> [THE REQUEST]: Return the first line, the line containing "0.43, 0.51, 0.59];", and every line between them, exactly as they stand.

►

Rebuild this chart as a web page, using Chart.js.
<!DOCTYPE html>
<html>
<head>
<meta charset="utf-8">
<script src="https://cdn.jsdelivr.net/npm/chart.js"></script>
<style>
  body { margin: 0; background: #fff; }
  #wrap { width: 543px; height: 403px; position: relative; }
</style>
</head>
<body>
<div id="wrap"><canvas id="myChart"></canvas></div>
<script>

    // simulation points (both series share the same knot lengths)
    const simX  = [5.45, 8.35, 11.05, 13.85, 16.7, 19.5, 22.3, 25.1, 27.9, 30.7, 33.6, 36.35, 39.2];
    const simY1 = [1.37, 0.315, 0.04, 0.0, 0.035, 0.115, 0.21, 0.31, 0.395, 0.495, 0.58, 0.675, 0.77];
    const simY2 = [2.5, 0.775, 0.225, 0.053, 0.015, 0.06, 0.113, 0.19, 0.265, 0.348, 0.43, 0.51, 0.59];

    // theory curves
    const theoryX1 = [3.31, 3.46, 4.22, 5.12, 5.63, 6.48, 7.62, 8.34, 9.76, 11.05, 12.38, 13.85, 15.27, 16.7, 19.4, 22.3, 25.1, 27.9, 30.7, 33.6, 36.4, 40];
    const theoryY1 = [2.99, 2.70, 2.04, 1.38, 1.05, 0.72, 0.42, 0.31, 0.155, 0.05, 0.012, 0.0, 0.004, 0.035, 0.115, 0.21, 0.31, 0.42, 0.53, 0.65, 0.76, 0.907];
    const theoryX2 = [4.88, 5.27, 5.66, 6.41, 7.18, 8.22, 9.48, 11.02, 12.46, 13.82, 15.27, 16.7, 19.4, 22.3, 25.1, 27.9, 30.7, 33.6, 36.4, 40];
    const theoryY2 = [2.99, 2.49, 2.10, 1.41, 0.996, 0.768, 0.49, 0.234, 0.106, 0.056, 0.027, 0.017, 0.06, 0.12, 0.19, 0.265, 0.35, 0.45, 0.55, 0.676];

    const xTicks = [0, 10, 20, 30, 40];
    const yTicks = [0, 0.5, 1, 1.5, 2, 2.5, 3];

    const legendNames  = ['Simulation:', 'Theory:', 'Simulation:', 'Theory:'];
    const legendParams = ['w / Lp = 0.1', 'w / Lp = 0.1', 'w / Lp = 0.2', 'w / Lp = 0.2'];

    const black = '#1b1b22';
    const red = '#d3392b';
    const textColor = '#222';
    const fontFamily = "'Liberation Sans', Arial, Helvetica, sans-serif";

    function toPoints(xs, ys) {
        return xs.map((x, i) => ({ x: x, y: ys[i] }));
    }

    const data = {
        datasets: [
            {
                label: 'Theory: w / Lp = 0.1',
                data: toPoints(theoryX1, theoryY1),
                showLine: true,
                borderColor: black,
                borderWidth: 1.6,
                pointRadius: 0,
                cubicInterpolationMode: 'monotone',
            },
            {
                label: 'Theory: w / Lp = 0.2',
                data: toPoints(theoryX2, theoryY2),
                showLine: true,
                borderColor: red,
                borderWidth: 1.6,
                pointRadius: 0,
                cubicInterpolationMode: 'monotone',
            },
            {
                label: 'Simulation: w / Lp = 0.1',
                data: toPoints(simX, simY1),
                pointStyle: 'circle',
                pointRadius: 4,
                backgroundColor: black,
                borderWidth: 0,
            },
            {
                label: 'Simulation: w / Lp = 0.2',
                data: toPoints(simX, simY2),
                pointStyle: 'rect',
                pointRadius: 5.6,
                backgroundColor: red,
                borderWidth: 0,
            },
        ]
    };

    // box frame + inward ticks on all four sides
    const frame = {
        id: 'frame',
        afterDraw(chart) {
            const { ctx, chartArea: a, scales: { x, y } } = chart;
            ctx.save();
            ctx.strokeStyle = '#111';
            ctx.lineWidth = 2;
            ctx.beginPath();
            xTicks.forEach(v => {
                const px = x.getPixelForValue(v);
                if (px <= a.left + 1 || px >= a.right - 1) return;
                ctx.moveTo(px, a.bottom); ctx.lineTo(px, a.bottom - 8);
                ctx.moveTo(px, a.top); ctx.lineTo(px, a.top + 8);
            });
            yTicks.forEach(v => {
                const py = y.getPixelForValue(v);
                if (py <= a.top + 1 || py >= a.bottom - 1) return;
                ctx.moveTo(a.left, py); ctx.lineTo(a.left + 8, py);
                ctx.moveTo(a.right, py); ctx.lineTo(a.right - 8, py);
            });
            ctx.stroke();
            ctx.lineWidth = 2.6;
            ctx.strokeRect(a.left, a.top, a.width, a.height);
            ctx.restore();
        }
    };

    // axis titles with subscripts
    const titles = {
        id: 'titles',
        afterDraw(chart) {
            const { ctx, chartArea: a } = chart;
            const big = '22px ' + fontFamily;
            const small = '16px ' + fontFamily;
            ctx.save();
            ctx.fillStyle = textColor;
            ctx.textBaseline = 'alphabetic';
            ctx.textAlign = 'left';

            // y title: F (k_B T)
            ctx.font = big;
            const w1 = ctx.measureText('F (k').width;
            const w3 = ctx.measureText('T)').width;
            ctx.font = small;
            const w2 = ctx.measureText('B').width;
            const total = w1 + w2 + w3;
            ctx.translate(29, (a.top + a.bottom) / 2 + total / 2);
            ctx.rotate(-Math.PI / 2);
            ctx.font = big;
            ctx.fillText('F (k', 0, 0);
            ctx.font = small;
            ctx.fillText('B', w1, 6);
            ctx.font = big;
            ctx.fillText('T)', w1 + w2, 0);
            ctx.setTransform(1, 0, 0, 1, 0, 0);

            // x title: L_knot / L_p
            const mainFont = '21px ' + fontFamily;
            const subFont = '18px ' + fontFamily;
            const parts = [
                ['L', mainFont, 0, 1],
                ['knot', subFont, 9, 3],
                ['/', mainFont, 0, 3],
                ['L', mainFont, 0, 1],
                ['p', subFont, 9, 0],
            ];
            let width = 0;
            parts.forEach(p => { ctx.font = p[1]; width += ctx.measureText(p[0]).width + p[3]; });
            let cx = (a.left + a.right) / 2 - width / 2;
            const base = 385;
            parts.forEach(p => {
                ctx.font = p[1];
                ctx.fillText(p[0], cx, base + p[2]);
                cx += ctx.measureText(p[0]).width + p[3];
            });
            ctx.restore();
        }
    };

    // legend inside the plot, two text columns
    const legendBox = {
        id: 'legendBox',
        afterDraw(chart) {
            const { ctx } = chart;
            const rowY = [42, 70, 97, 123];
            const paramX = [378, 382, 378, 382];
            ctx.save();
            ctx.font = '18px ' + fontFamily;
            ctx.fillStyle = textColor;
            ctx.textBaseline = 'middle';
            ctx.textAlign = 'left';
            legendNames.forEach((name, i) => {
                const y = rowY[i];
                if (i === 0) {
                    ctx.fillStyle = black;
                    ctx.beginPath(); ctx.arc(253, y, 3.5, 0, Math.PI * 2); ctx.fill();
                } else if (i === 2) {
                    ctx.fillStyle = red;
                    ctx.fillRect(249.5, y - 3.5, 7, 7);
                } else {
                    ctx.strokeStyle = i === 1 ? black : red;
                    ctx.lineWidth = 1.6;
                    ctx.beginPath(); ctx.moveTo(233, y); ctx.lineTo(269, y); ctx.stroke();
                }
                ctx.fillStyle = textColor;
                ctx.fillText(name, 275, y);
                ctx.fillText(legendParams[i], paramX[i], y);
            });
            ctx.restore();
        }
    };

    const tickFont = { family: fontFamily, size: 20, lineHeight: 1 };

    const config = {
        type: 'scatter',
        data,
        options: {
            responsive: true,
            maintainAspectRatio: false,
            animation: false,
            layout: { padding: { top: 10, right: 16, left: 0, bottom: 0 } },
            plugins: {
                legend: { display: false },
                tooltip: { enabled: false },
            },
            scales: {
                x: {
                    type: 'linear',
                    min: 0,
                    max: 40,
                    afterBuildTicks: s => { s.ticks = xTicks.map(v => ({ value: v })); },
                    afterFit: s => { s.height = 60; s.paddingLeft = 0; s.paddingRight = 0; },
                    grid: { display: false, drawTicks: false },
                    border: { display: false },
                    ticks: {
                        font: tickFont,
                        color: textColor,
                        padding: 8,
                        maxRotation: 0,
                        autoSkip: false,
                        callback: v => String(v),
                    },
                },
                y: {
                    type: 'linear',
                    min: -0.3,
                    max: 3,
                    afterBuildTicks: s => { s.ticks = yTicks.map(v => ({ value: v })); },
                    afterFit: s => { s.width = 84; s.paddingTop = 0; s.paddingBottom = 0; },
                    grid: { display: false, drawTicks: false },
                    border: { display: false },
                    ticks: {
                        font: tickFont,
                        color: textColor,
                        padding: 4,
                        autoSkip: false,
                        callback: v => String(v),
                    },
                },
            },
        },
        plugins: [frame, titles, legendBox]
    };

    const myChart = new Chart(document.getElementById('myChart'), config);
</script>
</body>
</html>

◄

> [THE ANSWER]:
Rebuild this chart as a web page, using Chart.js.
<!DOCTYPE html>
<html>
<head>
<meta charset="utf-8">
<script src="https://cdn.jsdelivr.net/npm/chart.js"></script>
<style>
  body { margin: 0; background: #fff; }
  #wrap { width: 543px; height: 403px; position: relative; }
</style>
</head>
<body>
<div id="wrap"><canvas id="myChart"></canvas></div>
<script>

    // simulation points (both series share the same knot lengths)
    const simX  = [5.45, 8.35, 11.05, 13.85, 16.7, 19.5, 22.3, 25.1, 27.9, 30.7, 33.6, 36.35, 39.2];
    const simY1 = [1.37, 0.315, 0.04, 0.0, 0.035, 0.115, 0.21, 0.31, 0.395, 0.495, 0.58, 0.675, 0.77];
    const simY2 = [2.5, 0.775, 0.225, 0.053, 0.015, 0.06, 0.113, 0.19, 0.265, 0.348, 0.43, 0.51, 0.59];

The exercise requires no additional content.